What is needed —
Only one stretch of the data below should be repeated: the lines from the line containing "Write a web" through the line containing "var FONT = 'DejaVu Sans';", inclusive, exactly as they are.

Given records —
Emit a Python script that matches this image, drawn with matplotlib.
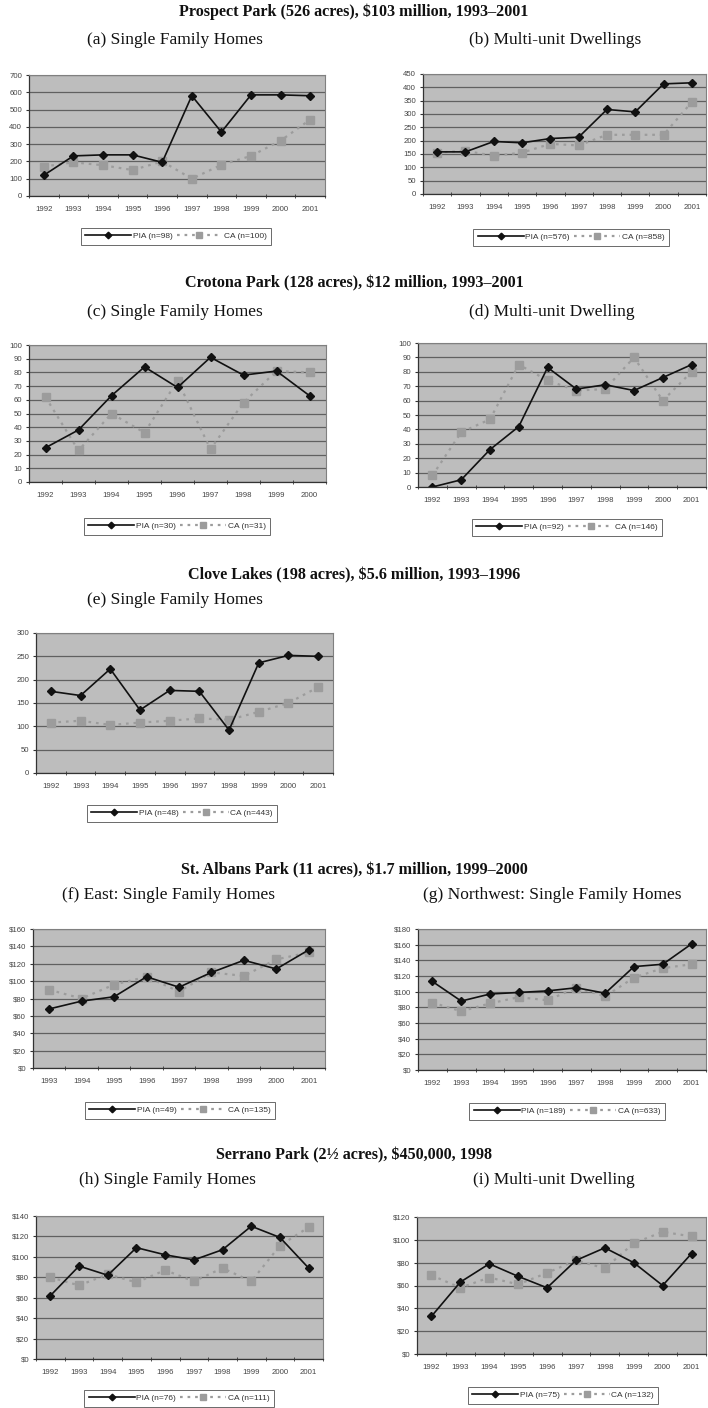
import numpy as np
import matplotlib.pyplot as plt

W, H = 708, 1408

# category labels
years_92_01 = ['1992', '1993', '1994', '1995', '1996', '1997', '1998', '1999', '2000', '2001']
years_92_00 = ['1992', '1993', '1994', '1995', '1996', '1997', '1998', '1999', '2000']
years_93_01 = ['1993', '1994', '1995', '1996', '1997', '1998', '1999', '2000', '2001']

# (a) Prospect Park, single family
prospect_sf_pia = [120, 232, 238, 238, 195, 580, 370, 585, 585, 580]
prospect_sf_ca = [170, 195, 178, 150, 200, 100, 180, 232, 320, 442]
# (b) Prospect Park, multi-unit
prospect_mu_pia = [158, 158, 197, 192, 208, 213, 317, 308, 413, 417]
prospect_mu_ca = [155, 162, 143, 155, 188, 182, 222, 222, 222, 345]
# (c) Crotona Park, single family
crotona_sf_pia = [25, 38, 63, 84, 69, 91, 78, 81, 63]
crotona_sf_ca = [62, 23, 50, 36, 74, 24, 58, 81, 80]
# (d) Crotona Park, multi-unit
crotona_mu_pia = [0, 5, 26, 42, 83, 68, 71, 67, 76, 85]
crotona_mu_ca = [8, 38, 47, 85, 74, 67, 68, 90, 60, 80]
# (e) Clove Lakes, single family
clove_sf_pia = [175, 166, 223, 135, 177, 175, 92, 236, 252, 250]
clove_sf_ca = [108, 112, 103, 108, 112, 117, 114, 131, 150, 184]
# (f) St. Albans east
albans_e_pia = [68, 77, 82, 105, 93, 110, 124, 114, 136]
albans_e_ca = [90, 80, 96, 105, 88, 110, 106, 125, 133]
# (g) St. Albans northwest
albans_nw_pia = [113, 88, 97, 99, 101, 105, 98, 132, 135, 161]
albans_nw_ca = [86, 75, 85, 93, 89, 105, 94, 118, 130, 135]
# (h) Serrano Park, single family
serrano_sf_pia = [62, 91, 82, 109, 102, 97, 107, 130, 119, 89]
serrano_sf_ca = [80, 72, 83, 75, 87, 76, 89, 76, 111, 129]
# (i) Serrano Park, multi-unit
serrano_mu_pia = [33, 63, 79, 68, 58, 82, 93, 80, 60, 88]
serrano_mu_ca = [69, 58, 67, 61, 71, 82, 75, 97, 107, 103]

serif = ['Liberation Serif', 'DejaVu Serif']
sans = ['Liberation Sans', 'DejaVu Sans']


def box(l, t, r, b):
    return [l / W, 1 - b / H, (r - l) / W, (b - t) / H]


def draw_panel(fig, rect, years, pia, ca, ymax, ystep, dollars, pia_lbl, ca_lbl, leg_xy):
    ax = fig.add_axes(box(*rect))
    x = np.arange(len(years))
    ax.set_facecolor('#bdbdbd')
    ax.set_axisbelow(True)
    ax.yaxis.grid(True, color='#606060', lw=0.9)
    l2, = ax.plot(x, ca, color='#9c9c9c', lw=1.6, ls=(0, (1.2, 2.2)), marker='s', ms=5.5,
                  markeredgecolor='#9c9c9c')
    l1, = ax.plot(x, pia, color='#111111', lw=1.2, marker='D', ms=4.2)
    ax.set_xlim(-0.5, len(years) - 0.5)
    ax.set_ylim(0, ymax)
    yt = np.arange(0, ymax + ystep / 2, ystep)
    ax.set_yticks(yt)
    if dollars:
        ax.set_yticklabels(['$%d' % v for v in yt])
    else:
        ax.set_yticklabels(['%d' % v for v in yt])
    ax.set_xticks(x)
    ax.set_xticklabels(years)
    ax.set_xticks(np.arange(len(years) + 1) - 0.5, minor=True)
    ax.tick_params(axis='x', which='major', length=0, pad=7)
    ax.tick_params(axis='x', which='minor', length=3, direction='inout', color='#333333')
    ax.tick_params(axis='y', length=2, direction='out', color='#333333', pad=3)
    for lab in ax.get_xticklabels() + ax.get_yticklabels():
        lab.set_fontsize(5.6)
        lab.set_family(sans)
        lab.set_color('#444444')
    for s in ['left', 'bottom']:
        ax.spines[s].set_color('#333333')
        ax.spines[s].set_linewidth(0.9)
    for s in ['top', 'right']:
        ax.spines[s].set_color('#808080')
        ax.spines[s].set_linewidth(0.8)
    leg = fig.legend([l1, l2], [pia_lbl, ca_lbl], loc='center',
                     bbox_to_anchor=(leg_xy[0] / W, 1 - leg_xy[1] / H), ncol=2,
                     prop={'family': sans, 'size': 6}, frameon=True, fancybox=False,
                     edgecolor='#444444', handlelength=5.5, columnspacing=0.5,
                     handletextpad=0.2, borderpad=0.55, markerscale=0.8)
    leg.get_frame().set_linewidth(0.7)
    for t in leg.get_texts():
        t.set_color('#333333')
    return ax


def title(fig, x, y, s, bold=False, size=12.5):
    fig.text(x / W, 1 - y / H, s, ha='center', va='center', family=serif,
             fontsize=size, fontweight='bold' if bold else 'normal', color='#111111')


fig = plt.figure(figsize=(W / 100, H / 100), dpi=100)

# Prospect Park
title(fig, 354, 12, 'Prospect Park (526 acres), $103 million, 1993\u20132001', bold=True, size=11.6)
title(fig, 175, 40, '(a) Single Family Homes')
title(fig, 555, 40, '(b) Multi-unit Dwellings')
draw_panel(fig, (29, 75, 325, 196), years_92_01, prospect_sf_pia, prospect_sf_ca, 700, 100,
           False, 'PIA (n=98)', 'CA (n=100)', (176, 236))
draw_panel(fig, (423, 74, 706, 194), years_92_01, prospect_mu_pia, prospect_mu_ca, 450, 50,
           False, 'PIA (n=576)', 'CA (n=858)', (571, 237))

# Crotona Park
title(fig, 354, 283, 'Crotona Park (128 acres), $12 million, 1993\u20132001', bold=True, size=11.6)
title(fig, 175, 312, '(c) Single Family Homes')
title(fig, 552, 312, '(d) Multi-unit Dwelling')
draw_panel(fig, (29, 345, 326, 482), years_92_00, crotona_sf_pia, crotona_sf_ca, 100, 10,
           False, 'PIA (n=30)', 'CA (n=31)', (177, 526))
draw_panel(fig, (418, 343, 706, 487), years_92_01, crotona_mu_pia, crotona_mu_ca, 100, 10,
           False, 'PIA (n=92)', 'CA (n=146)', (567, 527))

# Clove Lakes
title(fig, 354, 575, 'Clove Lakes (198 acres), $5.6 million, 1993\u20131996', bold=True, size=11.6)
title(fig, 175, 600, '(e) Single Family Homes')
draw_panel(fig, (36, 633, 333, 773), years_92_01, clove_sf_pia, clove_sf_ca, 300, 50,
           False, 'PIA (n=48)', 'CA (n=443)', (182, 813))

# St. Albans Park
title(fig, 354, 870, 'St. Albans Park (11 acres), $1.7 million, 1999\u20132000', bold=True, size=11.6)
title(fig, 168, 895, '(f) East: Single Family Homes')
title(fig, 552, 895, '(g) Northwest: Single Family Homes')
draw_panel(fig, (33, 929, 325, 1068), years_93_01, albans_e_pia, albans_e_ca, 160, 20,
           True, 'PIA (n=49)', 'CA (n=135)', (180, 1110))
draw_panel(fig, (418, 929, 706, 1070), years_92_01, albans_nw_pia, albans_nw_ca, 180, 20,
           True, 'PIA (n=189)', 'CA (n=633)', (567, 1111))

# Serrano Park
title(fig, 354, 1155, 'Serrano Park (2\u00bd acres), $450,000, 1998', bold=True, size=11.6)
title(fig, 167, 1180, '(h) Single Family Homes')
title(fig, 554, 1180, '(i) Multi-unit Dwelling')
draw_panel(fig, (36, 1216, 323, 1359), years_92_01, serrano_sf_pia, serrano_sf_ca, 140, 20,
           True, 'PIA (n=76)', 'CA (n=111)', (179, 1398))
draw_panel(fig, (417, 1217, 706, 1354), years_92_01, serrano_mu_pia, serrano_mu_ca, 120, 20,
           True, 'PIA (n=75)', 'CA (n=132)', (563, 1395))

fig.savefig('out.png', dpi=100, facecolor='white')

--

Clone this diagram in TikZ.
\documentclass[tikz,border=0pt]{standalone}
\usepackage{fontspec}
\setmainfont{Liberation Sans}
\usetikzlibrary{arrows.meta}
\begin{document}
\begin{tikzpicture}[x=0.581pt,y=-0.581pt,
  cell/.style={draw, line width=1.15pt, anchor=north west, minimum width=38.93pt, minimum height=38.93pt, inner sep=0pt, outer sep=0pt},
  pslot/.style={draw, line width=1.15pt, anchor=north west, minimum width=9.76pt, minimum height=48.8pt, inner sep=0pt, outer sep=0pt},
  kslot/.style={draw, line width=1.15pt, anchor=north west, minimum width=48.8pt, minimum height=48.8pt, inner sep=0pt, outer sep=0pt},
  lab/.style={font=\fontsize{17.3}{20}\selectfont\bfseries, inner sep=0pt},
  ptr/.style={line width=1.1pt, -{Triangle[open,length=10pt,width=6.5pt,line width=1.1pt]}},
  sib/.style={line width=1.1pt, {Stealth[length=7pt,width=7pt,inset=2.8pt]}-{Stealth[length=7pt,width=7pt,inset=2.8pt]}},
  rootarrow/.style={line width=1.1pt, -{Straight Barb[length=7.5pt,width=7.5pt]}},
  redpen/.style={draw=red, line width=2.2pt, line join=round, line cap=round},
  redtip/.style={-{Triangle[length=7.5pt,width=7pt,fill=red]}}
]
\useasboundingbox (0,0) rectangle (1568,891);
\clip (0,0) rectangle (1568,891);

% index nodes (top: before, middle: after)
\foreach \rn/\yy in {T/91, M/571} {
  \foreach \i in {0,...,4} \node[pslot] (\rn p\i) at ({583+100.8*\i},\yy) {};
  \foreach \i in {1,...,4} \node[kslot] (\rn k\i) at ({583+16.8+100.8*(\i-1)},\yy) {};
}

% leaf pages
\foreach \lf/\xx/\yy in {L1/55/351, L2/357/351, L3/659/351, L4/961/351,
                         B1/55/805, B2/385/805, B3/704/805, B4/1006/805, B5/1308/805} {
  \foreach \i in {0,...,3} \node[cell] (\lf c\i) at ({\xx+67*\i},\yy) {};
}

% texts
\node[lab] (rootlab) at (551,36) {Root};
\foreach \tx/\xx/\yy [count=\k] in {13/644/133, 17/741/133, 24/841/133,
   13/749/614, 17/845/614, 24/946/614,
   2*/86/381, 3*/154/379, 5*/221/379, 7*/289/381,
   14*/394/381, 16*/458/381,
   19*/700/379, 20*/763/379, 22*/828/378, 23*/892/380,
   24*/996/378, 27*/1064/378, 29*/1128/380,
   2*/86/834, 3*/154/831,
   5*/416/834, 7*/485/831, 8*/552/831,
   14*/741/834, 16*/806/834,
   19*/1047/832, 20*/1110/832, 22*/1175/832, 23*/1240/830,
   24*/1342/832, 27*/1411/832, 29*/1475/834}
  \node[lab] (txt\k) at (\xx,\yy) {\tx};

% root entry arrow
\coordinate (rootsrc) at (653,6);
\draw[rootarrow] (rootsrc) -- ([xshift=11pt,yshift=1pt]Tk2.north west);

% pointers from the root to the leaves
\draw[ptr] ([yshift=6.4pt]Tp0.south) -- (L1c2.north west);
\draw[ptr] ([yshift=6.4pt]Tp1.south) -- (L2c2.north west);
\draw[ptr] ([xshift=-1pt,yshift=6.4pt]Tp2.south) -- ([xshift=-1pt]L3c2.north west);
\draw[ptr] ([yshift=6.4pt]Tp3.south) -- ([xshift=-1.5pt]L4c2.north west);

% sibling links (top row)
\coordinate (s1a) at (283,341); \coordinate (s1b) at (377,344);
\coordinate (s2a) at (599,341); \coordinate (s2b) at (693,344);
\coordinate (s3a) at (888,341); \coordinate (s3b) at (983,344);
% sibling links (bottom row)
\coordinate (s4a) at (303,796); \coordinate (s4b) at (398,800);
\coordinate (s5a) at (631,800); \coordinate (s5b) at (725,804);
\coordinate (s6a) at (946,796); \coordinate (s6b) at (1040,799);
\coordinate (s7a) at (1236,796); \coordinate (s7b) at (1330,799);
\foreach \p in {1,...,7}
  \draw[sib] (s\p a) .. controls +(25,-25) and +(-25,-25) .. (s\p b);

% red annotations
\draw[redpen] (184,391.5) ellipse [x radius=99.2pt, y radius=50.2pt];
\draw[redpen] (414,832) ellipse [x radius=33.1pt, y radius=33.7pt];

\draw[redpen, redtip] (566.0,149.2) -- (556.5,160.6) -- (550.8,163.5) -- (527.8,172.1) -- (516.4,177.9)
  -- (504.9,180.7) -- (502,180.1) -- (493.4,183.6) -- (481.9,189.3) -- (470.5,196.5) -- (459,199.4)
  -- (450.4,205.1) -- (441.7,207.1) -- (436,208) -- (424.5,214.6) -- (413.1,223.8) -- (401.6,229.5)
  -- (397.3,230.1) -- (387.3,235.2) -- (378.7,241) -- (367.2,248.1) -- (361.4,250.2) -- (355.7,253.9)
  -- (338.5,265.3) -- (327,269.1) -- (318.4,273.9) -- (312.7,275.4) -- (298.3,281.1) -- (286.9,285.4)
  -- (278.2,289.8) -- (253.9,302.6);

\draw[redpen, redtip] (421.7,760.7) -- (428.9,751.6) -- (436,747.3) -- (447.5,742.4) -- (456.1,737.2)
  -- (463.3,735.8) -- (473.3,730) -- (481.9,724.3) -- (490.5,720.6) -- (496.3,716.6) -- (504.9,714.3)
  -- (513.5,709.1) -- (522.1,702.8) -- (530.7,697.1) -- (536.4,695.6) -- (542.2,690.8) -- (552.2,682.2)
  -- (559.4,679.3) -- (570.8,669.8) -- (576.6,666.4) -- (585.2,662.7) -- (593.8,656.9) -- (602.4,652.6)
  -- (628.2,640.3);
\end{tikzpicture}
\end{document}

--

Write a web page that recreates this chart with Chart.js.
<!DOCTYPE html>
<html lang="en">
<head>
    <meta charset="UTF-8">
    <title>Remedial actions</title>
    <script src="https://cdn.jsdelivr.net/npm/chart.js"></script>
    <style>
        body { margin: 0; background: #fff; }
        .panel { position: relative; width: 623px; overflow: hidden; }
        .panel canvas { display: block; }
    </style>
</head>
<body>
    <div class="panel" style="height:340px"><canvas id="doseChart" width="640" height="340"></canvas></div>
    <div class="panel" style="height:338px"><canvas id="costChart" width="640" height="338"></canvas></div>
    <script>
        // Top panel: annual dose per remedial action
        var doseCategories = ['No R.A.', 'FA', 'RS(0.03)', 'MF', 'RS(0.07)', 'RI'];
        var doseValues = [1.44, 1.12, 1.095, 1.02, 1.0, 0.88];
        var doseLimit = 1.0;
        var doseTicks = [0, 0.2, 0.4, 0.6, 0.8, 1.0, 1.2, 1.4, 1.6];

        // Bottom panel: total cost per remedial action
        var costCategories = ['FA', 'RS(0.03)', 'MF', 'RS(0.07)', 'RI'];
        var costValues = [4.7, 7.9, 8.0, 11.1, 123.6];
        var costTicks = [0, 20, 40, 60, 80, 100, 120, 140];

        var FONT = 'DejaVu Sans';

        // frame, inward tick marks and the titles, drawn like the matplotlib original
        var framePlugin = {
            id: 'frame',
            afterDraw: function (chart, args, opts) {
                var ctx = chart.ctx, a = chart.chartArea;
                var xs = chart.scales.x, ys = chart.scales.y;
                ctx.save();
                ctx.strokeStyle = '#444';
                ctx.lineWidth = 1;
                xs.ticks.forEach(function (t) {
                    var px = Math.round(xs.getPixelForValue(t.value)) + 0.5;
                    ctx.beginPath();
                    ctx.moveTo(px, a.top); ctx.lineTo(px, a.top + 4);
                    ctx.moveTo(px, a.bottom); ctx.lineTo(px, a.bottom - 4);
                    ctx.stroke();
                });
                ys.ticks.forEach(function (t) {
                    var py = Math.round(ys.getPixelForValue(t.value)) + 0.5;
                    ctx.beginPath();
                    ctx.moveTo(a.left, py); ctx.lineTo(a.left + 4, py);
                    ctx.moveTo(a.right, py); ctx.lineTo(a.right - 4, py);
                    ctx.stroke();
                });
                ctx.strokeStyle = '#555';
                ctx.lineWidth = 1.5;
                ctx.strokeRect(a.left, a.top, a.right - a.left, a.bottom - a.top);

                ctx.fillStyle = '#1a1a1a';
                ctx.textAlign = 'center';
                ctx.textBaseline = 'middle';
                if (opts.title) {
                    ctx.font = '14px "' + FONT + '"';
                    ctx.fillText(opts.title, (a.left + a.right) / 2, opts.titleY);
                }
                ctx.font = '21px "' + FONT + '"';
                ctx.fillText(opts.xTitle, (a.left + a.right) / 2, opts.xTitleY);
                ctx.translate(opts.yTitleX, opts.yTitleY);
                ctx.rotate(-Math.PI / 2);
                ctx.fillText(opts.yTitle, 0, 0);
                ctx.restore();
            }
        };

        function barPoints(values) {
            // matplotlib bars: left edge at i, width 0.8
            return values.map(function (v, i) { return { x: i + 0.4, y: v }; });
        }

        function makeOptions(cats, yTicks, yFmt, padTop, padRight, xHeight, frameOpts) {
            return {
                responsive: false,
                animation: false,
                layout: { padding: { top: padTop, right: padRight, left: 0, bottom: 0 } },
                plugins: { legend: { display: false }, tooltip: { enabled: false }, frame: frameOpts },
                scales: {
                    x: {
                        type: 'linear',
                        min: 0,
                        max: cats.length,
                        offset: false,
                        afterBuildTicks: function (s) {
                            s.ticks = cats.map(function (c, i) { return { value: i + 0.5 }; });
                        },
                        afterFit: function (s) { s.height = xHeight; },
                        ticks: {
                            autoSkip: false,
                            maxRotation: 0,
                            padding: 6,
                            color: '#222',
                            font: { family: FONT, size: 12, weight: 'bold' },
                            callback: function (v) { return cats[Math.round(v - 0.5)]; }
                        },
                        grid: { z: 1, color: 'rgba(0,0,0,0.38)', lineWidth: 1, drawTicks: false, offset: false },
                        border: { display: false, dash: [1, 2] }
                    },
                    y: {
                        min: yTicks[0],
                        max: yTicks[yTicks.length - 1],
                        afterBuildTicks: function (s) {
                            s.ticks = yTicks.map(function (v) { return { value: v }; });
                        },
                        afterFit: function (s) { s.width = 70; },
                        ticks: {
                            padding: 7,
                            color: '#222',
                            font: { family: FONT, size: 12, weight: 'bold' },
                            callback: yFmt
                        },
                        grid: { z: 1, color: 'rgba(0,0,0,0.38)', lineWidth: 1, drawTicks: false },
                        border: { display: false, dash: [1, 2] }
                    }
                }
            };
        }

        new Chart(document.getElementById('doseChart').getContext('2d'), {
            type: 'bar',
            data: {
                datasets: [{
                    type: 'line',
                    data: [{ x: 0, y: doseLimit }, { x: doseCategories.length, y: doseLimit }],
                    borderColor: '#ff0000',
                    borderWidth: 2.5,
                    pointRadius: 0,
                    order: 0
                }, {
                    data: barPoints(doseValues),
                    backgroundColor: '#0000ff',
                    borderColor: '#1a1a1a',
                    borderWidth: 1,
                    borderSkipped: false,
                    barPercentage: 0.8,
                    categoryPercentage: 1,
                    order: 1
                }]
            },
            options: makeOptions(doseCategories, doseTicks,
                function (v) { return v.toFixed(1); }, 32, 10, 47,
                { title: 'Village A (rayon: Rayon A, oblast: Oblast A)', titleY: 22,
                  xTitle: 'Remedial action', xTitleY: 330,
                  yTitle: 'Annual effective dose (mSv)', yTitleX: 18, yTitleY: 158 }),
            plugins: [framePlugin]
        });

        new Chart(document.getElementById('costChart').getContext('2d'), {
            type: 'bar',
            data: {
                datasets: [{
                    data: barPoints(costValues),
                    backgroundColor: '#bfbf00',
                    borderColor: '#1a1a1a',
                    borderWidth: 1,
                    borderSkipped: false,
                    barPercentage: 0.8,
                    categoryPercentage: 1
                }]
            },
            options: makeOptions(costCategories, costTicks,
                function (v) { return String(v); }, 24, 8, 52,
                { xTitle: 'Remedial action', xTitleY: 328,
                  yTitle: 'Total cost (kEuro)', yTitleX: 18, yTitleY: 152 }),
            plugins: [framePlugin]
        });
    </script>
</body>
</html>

Response to this exercise —
Write a web page that recreates this chart with Chart.js.
<!DOCTYPE html>
<html lang="en">
<head>
    <meta charset="UTF-8">
    <title>Remedial actions</title>
    <script src="https://cdn.jsdelivr.net/npm/chart.js"></script>
    <style>
        body { margin: 0; background: #fff; }
        .panel { position: relative; width: 623px; overflow: hidden; }
        .panel canvas { display: block; }
    </style>
</head>
<body>
    <div class="panel" style="height:340px"><canvas id="doseChart" width="640" height="340"></canvas></div>
    <div class="panel" style="height:338px"><canvas id="costChart" width="640" height="338"></canvas></div>
    <script>
        // Top panel: annual dose per remedial action
        var doseCategories = ['No R.A.', 'FA', 'RS(0.03)', 'MF', 'RS(0.07)', 'RI'];
        var doseValues = [1.44, 1.12, 1.095, 1.02, 1.0, 0.88];
        var doseLimit = 1.0;
        var doseTicks = [0, 0.2, 0.4, 0.6, 0.8, 1.0, 1.2, 1.4, 1.6];

        // Bottom panel: total cost per remedial action
        var costCategories = ['FA', 'RS(0.03)', 'MF', 'RS(0.07)', 'RI'];
        var costValues = [4.7, 7.9, 8.0, 11.1, 123.6];
        var costTicks = [0, 20, 40, 60, 80, 100, 120, 140];

        var FONT = 'DejaVu Sans';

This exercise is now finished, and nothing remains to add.